United States TV coverage
- Network: ABC
- Announcers: Chris Schenkel, Johnny Lujack

= 1965 Gator Bowl (December) =

American college football game

The 1965 Gator Bowl (December) was a college football postseason bowl game that featured the Georgia Tech Yellow Jackets and the Texas Tech Red Raiders.

==Background==
Georgia Tech tied Vanderbilt, lost to Texas A&M, Tennessee and Georgia in their 2nd season as an independent. This was Georgia Tech's fourth bowl game of the decade along with their four Gator Bowl in nine years. The Red Raiders finished 2nd in the Southwest Conference, with their only losses being to #3 Texas and #2 Arkansas. This was the second bowl appearance of the Red Raiders in the decade, along with their first Gator Bowl appearance since 1954.

==Game summary==
- Georgia Tech – Giles Smith, 2 yard touchdown run (Bunky Henry kick)
- Georgia Tech – Safety
- Georgia Tech – Lenny Snow, 1 yard touchdown run (Henry kick)
- Texas Tech – Donny Anderson, 1 yard touchdown run (Gill kick)
- Texas Tech – Jerry Shipley, 15 yard touchdown pass from Wilson (Gill kick)
- Georgia Tech – Jerry Priestly, 1 yard touchdown run (Priestly run)
- Georgia Tech – Ed Varner, 13 yard touchdown run (Henry kick)
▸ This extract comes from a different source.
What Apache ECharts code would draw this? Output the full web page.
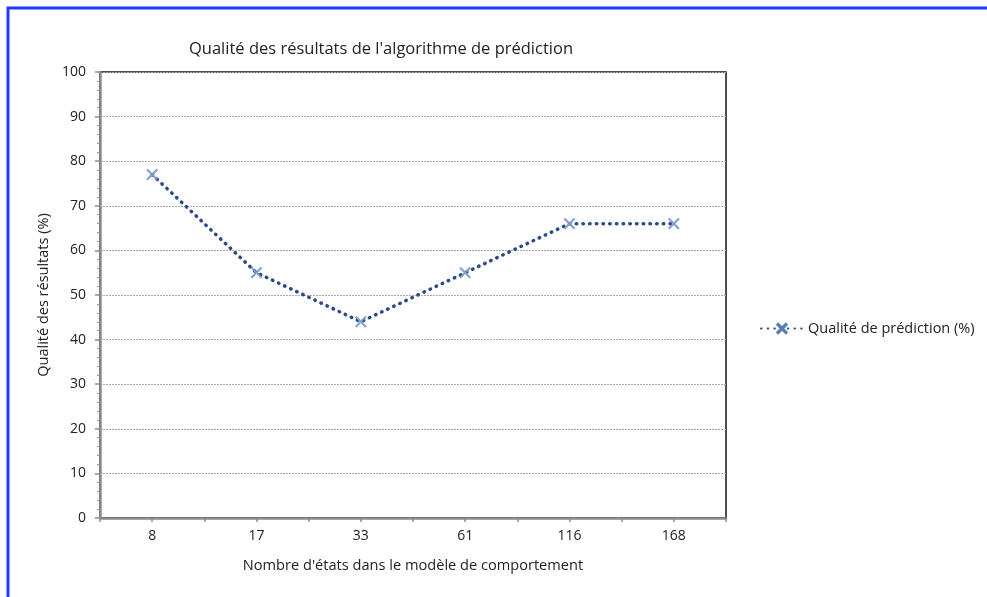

Lenny Snow rushed for 136 yards on 35 carries for Georgia Tech. Donny Anderson rushed for 85 yards on 13 carries, while catching 9 passes for 138 yards. Georgia Tech had 10 more first downs than Tech (27 to 17), 364 rushing yards to the Red Raiders' 113, while being outpassed 283 to 77. Texas Tech turned the ball over five times; Georgia Tech turned it over just twice.

==Statistics==

| Statistics | Georgia Tech | Texas Tech |
|---|---|---|
| First downs | 27 | 17 |
| Rushing yards | 368 | 112 |
| Passing yards | 77 | 283 |
| Total offense | 445 | 395 |
| Passing | 5–10–1 | 22–40–2 |
| Fumbles–lost | 2–1 | 3–3 |
| Penalties–yards | 4–57 | 3–25 |
| Punts–average | 3–41.0 | 5–32.0 |

==Aftermath==
Dodd would coach one more bowl game before his retirement in 1967. Georgia Tech did not reach the Gator Bowl again until 1999. Texas Tech did not make another bowl game until 1970, or reach the Gator Bowl until 1973.